Were they at least successful in evacuating the children?
In [37]:
fg = sns.factorplot("class", "survived", data=titanic, hue="who", col="who", palette=pal, aspect=.4)
fg.set(ylim=(0, 1))
fg.despine(left=True)
Out[37]:
Pretty good for first and second class (although the precise estimates are unreliable because there weren't that many children traveling in the upper classes. It's actually the case that every second-class child survived, though).
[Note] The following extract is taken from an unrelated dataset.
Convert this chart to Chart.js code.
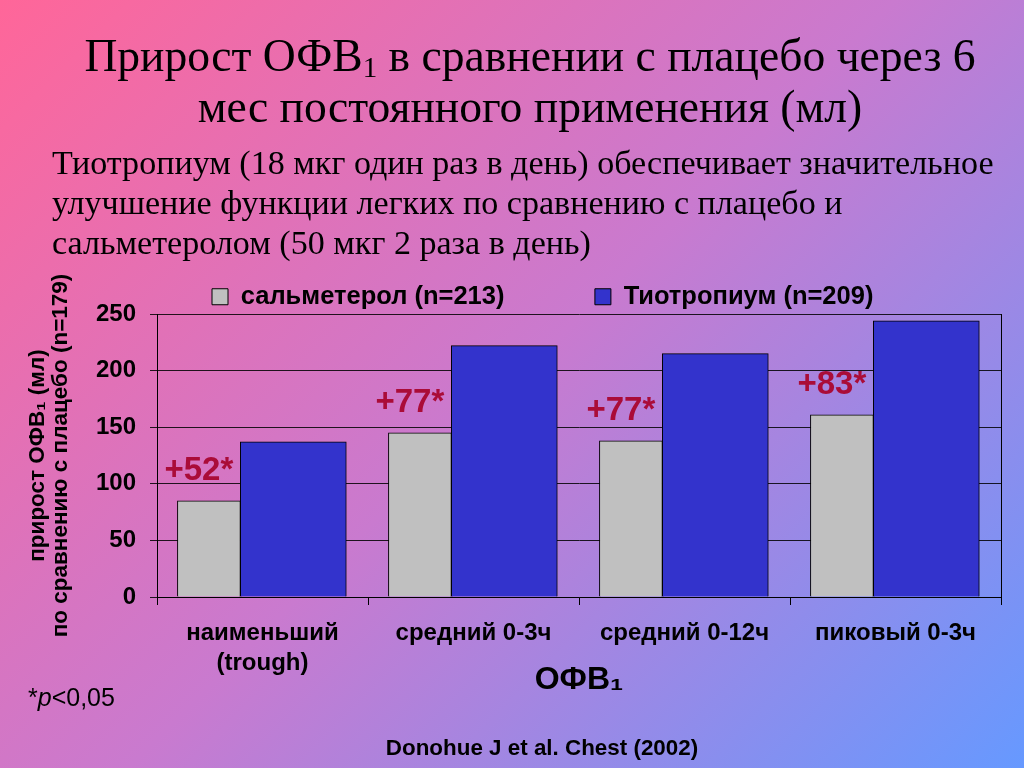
<!DOCTYPE html>
<html><head><meta charset="utf-8">
<script src="https://cdn.jsdelivr.net/npm/chart.js@4.4.0/dist/chart.umd.min.js"></script>
<style>
html,body{margin:0;padding:0;width:1024px;height:768px;overflow:hidden;}
body{background:linear-gradient(135deg,#ff6699 0%,#c97acf 50%,#6699ff 100%);position:relative;}
#c{position:absolute;left:0;top:0;}
.t{position:absolute;color:#000;white-space:nowrap;}
#title{left:0;width:1060px;top:30px;text-align:center;font-family:"Liberation Serif",serif;font-size:45.6px;line-height:51px;}
#title sub{font-size:29px;vertical-align:-6px;line-height:0;}
#sub{left:52px;top:143px;font-family:"Liberation Serif",serif;font-size:34.1px;line-height:40px;}
#pnote{left:28px;top:683px;font-family:"Liberation Sans",Arial,sans-serif;font-size:25px;line-height:28px;}
#src{left:0;width:1084px;top:735px;text-align:center;font-family:"Liberation Sans",Arial,sans-serif;font-weight:bold;font-size:22.4px;line-height:26px;}
</style></head>
<body>
<canvas id="c" width="1024" height="768" style="width:1024px;height:768px"></canvas>
<div class="t" id="title">Прирост ОФВ<sub>1</sub> в сравнении с плацебо через 6<br>мес постоянного применения (мл)</div>
<div class="t" id="sub">Тиотропиум (18 мкг один раз в день) обеспечивает значительное<br>улучшение функции легких по сравнению с плацебо и<br>сальметеролом (50 мкг 2 раза в день)</div>
<div class="t" id="pnote">*<i>p</i>&lt;0,05</div>
<div class="t" id="src">Donohue J et al. Chest (2002)</div>
<script>
const categories = [["наименьший", "(trough)"], "средний 0-3ч", "средний 0-12ч", "пиковый 0-3ч"];
const seriesNames = ["сальметерол (n=213)", "Тиотропиум (n=209)"];
const salmeterol = [85, 145, 138, 161];
const tiotropium = [137, 222, 215, 244];
const diffLabels = ["+52*", "+77*", "+77*", "+83*"];
const yTicks = [0, 50, 100, 150, 200, 250];
const yTitle = ["прирост ОФВ₁ (мл)", "по сравнению с плацебо (n=179)"];
const xTitle = "ОФВ₁";

const SANS = '"Liberation Sans", Arial, sans-serif';
const GRAY_POS = 0.246, BLUE_POS = 0.646;

const diffPlugin = {
  id: 'diffLabels',
  afterDatasetsDraw(chart) {
    const meta = chart.getDatasetMeta(0);
    const ctx = chart.ctx;
    ctx.save();
    ctx.font = 'bold 33px ' + SANS;
    ctx.fillStyle = '#aa0c38';
    ctx.textAlign = 'center';
    ctx.textBaseline = 'alphabetic';
    meta.data.forEach((el, i) => {
      ctx.fillText(diffLabels[i], el.x - 10, el.y - 21);
    });
    ctx.restore();
  }
};

new Chart(document.getElementById('c'), {
  type: 'bar',
  data: {
    labels: categories,
    datasets: [
      { label: seriesNames[0], xAxisID: 'xb', data: salmeterol.map((v, i) => ({x: i + GRAY_POS, y: v})),
        backgroundColor: '#c0c0c0', borderColor: '#000', borderWidth: 1, barThickness: 63, grouped: false },
      { label: seriesNames[1], xAxisID: 'xb', data: tiotropium.map((v, i) => ({x: i + BLUE_POS, y: v})),
        backgroundColor: '#3333cc', borderColor: '#000', borderWidth: 1, barThickness: 106, grouped: false }
    ]
  },
  options: {
    responsive: false,
    devicePixelRatio: 1,
    animation: false,
    layout: { padding: { left: 27, top: 229, right: 0, bottom: 0 } },
    plugins: {
      legend: {
        position: 'top', fullSize: false, align: 'start', maxHeight: 85,
        labels: {
          font: { family: SANS, size: 25.5, weight: 'bold' }, color: '#000',
          boxWidth: 16, boxHeight: 16, padding: 55,
          generateLabels: (chart) => {
            const items = Chart.defaults.plugins.legend.labels.generateLabels(chart);
            items[0].text = items[0].text + '     ';
            return items;
          }
        }
      },
      tooltip: { enabled: false }
    },
    scales: {
      xb: { type: 'linear', display: false, min: 0, max: 4, offset: false },
      x: {
        type: 'category', position: 'bottom', offset: true,
        grid: { offset: true, drawOnChartArea: false, tickLength: 8, color: '#000' },
        border: { color: '#000' },
        ticks: { font: { family: SANS, size: 24, weight: 'bold', lineHeight: 1.25 }, color: '#000', padding: 13, maxRotation: 0, autoSkip: false },
        title: { display: true, text: xTitle, font: { family: SANS, size: 32, weight: 'bold' }, color: '#000', padding: { top: 0, bottom: 69 } },
        afterFit: (s) => { s.height = 171; }
      },
      y: {
        position: 'left', min: 0, max: 250,
        afterBuildTicks: (s) => { s.ticks = yTicks.map(v => ({ value: v })); },
        ticks: { font: { family: SANS, size: 24, weight: 'bold' }, color: '#000', padding: 14 },
        grid: { color: 'rgba(0,0,0,0.85)', tickLength: 7, lineWidth: 1 },
        border: { color: '#000' },
        title: { display: true, text: yTitle, font: { family: SANS, size: 22.5, weight: 'bold', lineHeight: 1.0 }, color: '#000', padding: { top: 0, bottom: 0 } },
        afterFit: (s) => { s.width = 130; }
      },
      yR: {
        position: 'right', min: 0, max: 250,
        ticks: { display: false },
        grid: { drawOnChartArea: false, drawTicks: false },
        border: { display: true, color: '#000' },
        afterFit: (s) => { s.width = 23; }
      }
    }
  },
  plugins: [diffPlugin]
});
</script>
</body></html>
We suspect that the best way to predict survival is to look at whether a passenger was an adult male and what class he or she was in.
In [38]:
sns.factorplot("class", "survived", data=titanic, hue="adult_male", palette="Blues").set(ylim=(0, 1))
Out[38]:
Another way to plot the same data emphasizes the different outcomes for men and other passengers even more dramatically.
In [39]:
fg = sns.factorplot("adult_male", "survived", data=titanic, col="class", hue="class",
aspect=.33, palette="BuPu_d")
fg.set(ylim=(0, 1))
fg.despine(left=True);
We can also ask whether age as a contiunous variable mattered. We'll draw logistic regression plots, first jittering the survival datapoints to get a sense of the distribution.
In [40]:
sns.lmplot("age", "survived", titanic, logistic=True, y_jitter=.05);
We can also plot the same data with the survival observations grouped into discrete bins.
In [41]:
sns.lmplot("age", "survived", titanic, logistic=True, x_bins=4, truncate=True);
We know that sex is important, though, so we probably want to separate out these predictions for men and women.
In [42]:
age_bins = [15, 30, 45, 60]
sns.lmplot("age", "survived", titanic, hue="sex",
palette=pal, x_bins=age_bins, logistic=True).set(xlim=(0, 80));
Class is imporant too, let's see whether it interacts with the age variable as well.
In [43]:
sns.lmplot("age", "survived", titanic, hue="class",
palette="BuPu_d", x_bins=age_bins, logistic=True).set(xlim=(0, 80));
Because the above plot is rather busy, it might make sense to split the three classes onto separate facets.
In [44]:
sns.lmplot("age", "survived", titanic, col="class", hue="class",
palette="BuPu_d", x_bins=4, logistic=True, size=3).set(xlim=(0, 80));
We know that class matters, but we can also use the fare
variable as a proxy for a contiuous measure of wealth.
In [45]:
sns.lmplot("fare_winsor", "survived", titanic, x_bins=4, logistic=True, truncate=True);
Perhaps it mattered what deck each passenger's cabin was on?
In [46]:
sns.factorplot("deck", "survived", data=titanic, palette="PuBu_d", join=False);
In [47]:
sns.factorplot("deck", "survived", data=titanic, col="class", size=3, palette="PuBu_d", join=False);
Although the way our data on family members was coded, we don't know for sure what sort of companions these passengers had, but it's worth asking how they influenced survival.
In [48]:
sns.lmplot("parch", "survived", titanic, x_estimator=np.mean, logistic=True);
In [49]:
sns.lmplot("parch", "survived", titanic, hue="sex", x_estimator=np.mean, logistic=True, palette=pal);
In [50]:
sns.lmplot("sibsp", "survived", titanic, x_estimator=np.mean, logistic=True);
We also have a more interpretable alone
variable (although it's reasonable to assume that this is going to be confounded with age).
In [51]:
sns.factorplot("alone", "survived", data=titanic).set(ylim=(0, 1));
Did traveling alone have a greater effect depending on what class you were in?
In [52]:
fg = sns.factorplot("alone", "survived", data=titanic, col="class", hue="class",
aspect=.33, palette="BuPu_d")
fg.set(ylim=(0, 1))
fg.despine(left=True);
As above, a different presentation of the same data emphasizes different comparisons.
In [53]:
sns.factorplot("class", "survived", data=titanic, hue="alone", palette="Greens").set(ylim=(0, 1));
What about men and women who were traveling alone?
In [54]:
sns.factorplot("alone", "survived", data=titanic, hue="sex", palette=pal).set(ylim=(0, 1));
In [55]:
fg = sns.factorplot("alone", "survived", data=titanic, hue="sex",
col="class", palette=pal, aspect=.33)
fg.despine(left=True);
In [ ]: